>> BEGIN Given entries

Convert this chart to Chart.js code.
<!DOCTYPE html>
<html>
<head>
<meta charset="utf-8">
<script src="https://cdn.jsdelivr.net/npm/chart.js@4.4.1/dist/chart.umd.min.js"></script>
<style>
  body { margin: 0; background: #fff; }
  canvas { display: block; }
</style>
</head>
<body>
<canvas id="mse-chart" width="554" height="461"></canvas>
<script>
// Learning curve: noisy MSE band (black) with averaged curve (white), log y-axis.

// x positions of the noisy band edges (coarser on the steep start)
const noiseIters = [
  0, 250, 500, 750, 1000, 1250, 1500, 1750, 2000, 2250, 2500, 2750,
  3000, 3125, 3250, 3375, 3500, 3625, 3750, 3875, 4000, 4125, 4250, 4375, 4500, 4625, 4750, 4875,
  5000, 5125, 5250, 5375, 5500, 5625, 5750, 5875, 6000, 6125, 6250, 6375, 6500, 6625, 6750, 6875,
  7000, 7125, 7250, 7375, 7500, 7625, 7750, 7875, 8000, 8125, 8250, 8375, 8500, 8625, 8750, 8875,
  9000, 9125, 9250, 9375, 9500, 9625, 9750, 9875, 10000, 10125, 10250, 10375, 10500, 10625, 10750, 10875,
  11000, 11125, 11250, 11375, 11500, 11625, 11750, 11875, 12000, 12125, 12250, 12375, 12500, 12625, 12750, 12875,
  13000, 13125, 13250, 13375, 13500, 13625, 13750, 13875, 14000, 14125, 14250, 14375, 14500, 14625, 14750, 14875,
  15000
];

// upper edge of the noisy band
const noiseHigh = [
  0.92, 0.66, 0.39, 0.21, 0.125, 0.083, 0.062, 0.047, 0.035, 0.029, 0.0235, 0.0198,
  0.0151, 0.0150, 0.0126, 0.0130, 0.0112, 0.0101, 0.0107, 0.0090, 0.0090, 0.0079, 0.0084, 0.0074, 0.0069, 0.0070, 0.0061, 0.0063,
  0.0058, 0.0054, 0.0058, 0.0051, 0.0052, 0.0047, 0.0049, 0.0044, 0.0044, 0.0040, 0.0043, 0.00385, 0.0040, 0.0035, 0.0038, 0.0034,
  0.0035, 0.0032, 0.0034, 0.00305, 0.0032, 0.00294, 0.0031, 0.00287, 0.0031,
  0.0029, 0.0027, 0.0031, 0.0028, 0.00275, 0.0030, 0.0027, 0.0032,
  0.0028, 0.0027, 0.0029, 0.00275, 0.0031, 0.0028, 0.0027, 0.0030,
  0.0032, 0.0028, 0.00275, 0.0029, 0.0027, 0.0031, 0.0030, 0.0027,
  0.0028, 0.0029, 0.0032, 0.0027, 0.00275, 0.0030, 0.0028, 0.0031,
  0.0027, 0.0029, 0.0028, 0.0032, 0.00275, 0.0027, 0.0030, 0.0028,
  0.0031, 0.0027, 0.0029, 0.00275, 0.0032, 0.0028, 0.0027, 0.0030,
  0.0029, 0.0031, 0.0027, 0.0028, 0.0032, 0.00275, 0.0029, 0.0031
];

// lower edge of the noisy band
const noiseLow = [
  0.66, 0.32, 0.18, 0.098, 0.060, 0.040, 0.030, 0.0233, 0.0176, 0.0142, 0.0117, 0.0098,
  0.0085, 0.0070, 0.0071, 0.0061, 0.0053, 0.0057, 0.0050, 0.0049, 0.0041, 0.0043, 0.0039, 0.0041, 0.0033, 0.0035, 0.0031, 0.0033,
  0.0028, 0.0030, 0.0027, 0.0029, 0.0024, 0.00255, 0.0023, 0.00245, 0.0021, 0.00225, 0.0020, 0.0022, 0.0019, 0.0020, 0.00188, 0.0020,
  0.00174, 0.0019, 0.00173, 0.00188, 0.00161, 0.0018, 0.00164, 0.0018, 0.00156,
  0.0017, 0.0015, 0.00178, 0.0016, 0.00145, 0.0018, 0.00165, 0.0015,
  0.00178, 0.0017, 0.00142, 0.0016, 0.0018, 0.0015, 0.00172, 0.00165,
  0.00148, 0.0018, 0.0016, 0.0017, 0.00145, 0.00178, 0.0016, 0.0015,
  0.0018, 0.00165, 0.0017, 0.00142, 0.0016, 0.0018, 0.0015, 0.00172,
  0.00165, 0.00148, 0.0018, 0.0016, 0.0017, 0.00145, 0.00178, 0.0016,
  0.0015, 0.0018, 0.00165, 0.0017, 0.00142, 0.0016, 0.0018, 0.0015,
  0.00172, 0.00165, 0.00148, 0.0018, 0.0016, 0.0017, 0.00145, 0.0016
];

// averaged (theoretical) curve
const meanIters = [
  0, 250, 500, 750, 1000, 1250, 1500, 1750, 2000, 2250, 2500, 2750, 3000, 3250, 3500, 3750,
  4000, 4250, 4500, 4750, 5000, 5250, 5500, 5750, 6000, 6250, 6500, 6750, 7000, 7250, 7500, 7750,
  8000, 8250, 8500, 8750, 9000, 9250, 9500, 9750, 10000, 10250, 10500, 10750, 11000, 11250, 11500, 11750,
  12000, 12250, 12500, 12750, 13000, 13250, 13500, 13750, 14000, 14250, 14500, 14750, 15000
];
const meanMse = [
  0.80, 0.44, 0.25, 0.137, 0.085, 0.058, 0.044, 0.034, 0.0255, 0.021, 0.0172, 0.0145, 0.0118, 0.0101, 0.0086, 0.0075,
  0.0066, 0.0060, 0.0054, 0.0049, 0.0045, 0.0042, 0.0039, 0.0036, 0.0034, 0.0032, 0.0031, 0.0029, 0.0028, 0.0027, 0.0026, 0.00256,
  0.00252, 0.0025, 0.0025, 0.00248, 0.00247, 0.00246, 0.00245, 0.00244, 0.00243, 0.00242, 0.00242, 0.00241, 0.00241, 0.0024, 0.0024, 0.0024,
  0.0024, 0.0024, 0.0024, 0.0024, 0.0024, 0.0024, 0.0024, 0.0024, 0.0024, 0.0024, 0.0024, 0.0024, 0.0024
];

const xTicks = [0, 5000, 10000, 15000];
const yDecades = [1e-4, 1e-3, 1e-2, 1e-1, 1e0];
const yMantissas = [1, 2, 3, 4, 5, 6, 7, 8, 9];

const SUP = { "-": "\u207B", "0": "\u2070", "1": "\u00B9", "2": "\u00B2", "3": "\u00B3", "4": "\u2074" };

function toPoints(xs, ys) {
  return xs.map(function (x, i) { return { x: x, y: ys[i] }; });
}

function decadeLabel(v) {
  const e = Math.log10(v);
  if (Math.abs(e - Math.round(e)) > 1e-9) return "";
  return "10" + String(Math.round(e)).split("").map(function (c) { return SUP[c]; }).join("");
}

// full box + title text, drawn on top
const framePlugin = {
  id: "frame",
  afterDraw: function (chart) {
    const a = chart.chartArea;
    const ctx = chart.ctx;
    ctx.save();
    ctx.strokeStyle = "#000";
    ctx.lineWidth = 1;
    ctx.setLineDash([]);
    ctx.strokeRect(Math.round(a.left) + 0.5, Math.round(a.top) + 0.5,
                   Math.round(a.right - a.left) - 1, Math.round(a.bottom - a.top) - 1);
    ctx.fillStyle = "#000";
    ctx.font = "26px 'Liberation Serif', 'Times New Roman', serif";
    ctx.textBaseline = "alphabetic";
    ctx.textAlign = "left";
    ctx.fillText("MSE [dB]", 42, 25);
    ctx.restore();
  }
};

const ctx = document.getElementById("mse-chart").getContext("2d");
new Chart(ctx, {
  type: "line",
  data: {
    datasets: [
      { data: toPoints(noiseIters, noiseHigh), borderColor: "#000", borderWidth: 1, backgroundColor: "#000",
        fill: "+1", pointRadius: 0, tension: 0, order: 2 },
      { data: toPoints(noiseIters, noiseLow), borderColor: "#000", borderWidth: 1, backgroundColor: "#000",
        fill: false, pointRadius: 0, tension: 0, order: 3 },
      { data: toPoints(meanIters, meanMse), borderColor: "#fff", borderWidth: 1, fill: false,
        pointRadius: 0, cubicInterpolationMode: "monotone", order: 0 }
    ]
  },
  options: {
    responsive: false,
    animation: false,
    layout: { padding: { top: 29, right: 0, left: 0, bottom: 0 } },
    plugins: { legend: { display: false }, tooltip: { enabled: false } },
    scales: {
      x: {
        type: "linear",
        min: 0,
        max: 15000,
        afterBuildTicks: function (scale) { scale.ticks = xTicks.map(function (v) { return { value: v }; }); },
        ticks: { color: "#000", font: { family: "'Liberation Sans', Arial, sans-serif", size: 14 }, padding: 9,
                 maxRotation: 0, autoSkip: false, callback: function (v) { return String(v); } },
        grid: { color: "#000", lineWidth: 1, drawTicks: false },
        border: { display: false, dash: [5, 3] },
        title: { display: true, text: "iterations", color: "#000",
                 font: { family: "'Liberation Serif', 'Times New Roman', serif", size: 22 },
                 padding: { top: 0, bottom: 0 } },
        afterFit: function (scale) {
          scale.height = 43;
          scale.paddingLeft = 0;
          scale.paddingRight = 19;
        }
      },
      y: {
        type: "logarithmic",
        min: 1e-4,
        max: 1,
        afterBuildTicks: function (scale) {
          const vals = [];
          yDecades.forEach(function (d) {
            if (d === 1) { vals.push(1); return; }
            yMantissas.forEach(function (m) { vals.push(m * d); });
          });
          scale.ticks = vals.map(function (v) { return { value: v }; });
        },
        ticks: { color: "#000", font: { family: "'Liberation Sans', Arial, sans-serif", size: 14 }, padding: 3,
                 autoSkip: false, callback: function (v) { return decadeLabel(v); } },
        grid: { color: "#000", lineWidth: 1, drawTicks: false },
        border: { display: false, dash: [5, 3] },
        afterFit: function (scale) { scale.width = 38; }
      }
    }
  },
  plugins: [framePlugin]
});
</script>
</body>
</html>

>> END Given entries
>> BEGIN Given entries

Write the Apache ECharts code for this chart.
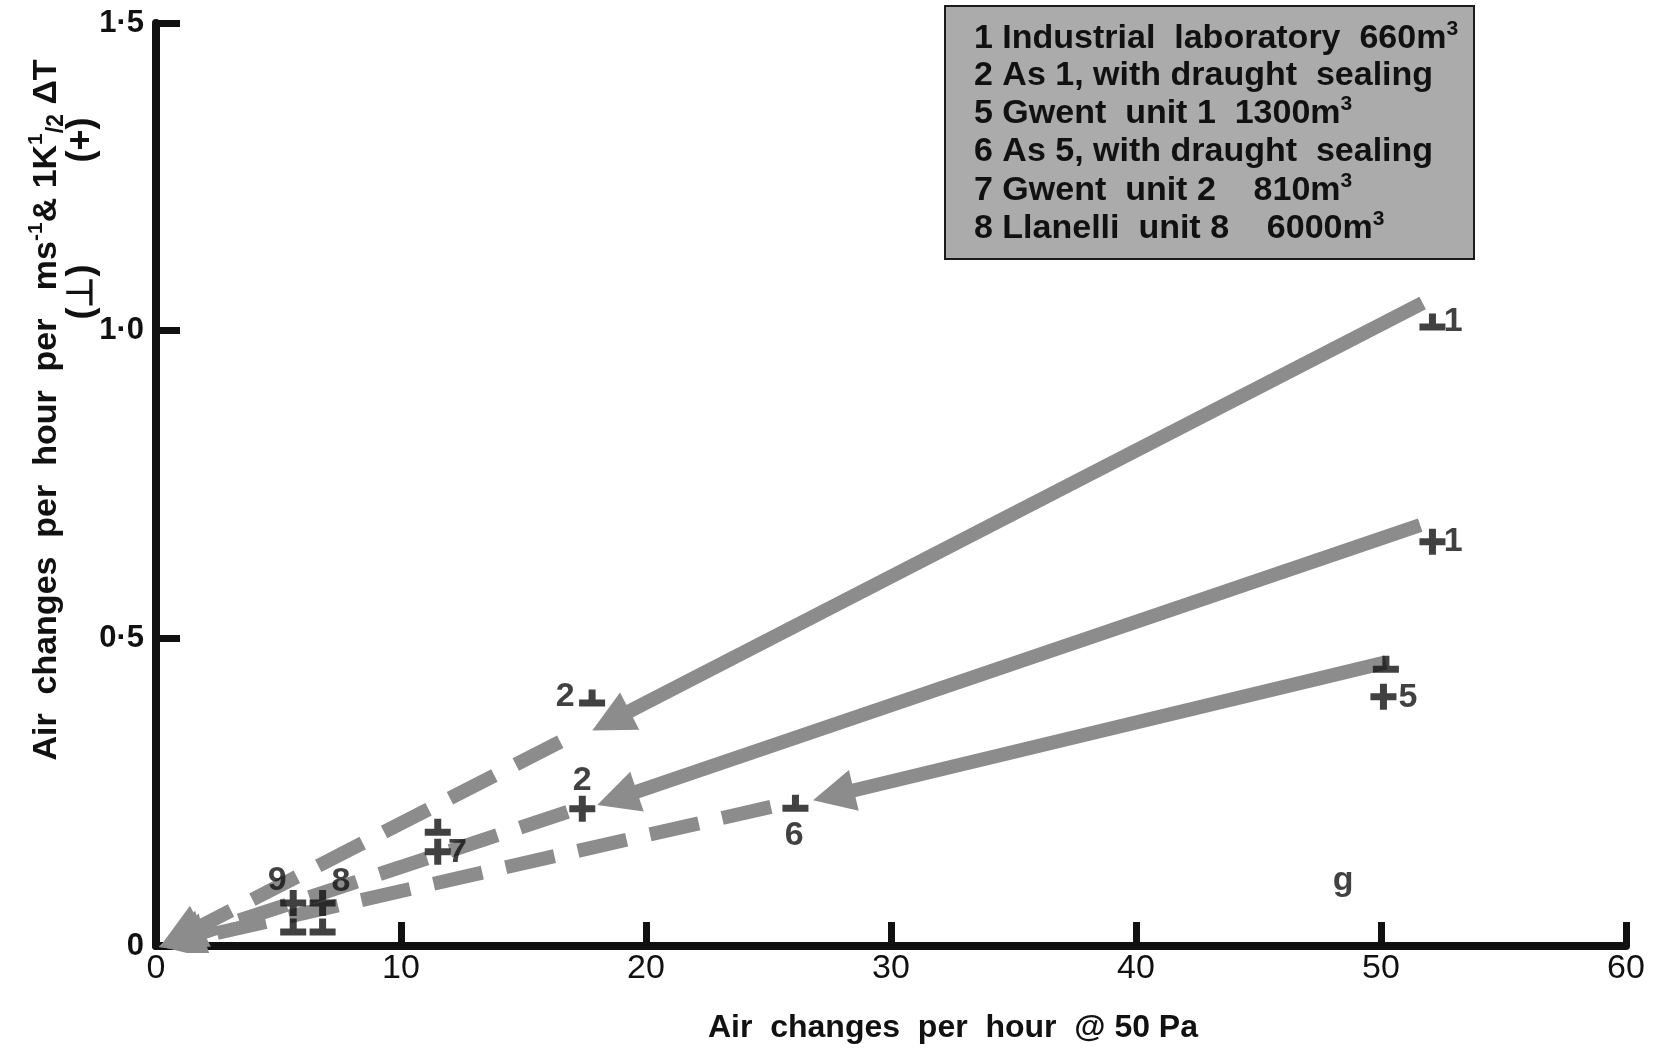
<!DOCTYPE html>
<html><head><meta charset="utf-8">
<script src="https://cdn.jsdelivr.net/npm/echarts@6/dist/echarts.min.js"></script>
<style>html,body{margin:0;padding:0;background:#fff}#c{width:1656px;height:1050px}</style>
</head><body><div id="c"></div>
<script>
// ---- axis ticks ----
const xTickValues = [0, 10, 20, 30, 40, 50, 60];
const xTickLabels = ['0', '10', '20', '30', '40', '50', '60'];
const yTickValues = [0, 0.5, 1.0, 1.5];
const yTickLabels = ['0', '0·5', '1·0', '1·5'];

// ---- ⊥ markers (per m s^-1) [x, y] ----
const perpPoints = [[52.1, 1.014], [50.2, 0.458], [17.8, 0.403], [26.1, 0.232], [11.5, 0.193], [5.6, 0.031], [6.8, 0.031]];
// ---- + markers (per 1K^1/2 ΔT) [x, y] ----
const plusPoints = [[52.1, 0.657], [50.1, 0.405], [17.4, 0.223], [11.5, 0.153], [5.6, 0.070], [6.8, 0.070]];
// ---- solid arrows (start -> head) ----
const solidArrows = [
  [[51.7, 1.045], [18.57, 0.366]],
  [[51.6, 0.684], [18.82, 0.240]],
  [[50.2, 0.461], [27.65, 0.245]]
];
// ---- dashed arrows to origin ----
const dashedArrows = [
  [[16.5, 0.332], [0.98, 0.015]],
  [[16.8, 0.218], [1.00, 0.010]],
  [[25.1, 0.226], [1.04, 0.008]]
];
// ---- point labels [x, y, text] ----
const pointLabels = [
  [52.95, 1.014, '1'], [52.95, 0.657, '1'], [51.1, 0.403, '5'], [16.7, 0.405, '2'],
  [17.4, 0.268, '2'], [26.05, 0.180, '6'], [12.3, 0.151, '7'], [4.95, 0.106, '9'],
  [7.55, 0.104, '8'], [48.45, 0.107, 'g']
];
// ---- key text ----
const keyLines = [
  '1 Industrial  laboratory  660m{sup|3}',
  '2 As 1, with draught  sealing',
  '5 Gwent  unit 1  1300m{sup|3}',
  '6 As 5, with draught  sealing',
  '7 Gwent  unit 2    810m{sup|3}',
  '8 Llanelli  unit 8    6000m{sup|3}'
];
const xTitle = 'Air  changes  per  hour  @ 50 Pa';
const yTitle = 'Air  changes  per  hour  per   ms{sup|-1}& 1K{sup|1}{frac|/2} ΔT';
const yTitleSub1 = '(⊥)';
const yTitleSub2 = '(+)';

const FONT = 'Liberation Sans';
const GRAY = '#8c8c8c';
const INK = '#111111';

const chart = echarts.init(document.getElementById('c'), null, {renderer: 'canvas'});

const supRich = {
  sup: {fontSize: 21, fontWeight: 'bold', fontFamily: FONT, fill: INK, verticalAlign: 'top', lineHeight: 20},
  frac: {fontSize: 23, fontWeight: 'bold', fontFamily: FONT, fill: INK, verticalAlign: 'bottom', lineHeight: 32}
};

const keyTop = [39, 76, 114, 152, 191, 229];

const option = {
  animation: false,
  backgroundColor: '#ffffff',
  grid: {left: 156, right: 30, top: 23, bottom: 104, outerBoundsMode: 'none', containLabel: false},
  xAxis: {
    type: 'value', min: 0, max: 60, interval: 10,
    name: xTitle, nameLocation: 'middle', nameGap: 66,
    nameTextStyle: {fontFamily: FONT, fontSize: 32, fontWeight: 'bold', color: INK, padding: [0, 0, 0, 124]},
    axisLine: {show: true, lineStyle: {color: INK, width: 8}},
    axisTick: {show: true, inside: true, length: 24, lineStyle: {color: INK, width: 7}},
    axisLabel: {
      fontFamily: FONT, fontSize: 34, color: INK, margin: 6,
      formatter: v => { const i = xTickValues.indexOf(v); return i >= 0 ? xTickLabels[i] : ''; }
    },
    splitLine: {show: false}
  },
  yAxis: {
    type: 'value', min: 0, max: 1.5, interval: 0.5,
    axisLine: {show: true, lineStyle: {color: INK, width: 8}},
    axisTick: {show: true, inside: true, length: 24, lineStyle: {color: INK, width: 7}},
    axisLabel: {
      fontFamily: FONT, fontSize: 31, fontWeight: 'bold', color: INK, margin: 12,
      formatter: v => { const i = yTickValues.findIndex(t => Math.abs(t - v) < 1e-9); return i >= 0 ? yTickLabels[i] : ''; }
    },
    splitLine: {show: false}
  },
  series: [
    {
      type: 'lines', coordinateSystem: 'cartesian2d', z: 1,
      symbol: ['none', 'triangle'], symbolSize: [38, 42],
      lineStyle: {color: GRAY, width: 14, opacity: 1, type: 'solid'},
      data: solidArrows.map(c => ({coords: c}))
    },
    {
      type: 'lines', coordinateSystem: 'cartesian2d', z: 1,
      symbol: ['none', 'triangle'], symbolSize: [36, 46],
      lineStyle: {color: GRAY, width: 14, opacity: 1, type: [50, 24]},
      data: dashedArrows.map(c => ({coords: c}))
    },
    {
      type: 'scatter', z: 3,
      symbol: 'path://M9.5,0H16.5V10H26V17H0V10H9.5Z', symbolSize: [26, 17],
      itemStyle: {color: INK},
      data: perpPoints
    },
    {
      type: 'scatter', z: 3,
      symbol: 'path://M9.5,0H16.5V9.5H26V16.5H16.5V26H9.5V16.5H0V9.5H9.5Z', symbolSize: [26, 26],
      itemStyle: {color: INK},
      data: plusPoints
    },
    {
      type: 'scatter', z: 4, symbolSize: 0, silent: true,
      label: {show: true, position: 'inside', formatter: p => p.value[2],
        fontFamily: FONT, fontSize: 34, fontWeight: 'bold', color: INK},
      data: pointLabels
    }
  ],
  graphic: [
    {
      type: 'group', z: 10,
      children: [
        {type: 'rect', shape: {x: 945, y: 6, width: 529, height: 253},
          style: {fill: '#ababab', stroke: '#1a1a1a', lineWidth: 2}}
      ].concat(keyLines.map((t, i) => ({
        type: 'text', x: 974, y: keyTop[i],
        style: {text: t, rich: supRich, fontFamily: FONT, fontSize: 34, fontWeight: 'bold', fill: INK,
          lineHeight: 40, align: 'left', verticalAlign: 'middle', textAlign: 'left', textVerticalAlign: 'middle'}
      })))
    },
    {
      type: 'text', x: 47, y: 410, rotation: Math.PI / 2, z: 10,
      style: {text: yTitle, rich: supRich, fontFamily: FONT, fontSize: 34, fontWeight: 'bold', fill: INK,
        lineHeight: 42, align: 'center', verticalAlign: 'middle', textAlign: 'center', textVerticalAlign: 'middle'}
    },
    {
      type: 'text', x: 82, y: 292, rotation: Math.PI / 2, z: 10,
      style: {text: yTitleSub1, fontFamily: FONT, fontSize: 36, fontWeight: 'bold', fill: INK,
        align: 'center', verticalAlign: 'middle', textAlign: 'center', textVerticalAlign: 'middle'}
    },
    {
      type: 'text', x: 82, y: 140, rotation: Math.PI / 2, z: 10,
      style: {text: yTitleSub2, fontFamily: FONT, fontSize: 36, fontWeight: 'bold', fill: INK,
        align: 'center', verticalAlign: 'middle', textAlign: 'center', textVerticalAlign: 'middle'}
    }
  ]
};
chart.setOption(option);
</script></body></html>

>> END Given entries

What the task requires: The lines you need run from the one containing "Write the Apache ECharts code for this chart." down to the one containing "const yTickLabels = ['0', '0·5', '1·0', '1·5'];"; print them exactly, both ends included, and leave out pictures.

Solution:
Write the Apache ECharts code for this chart.
<!DOCTYPE html>
<html><head><meta charset="utf-8">
<script src="https://cdn.jsdelivr.net/npm/echarts@6/dist/echarts.min.js"></script>
<style>html,body{margin:0;padding:0;background:#fff}#c{width:1656px;height:1050px}</style>
</head><body><div id="c"></div>
<script>
// ---- axis ticks ----
const xTickValues = [0, 10, 20, 30, 40, 50, 60];
const xTickLabels = ['0', '10', '20', '30', '40', '50', '60'];
const yTickValues = [0, 0.5, 1.0, 1.5];
const yTickLabels = ['0', '0·5', '1·0', '1·5'];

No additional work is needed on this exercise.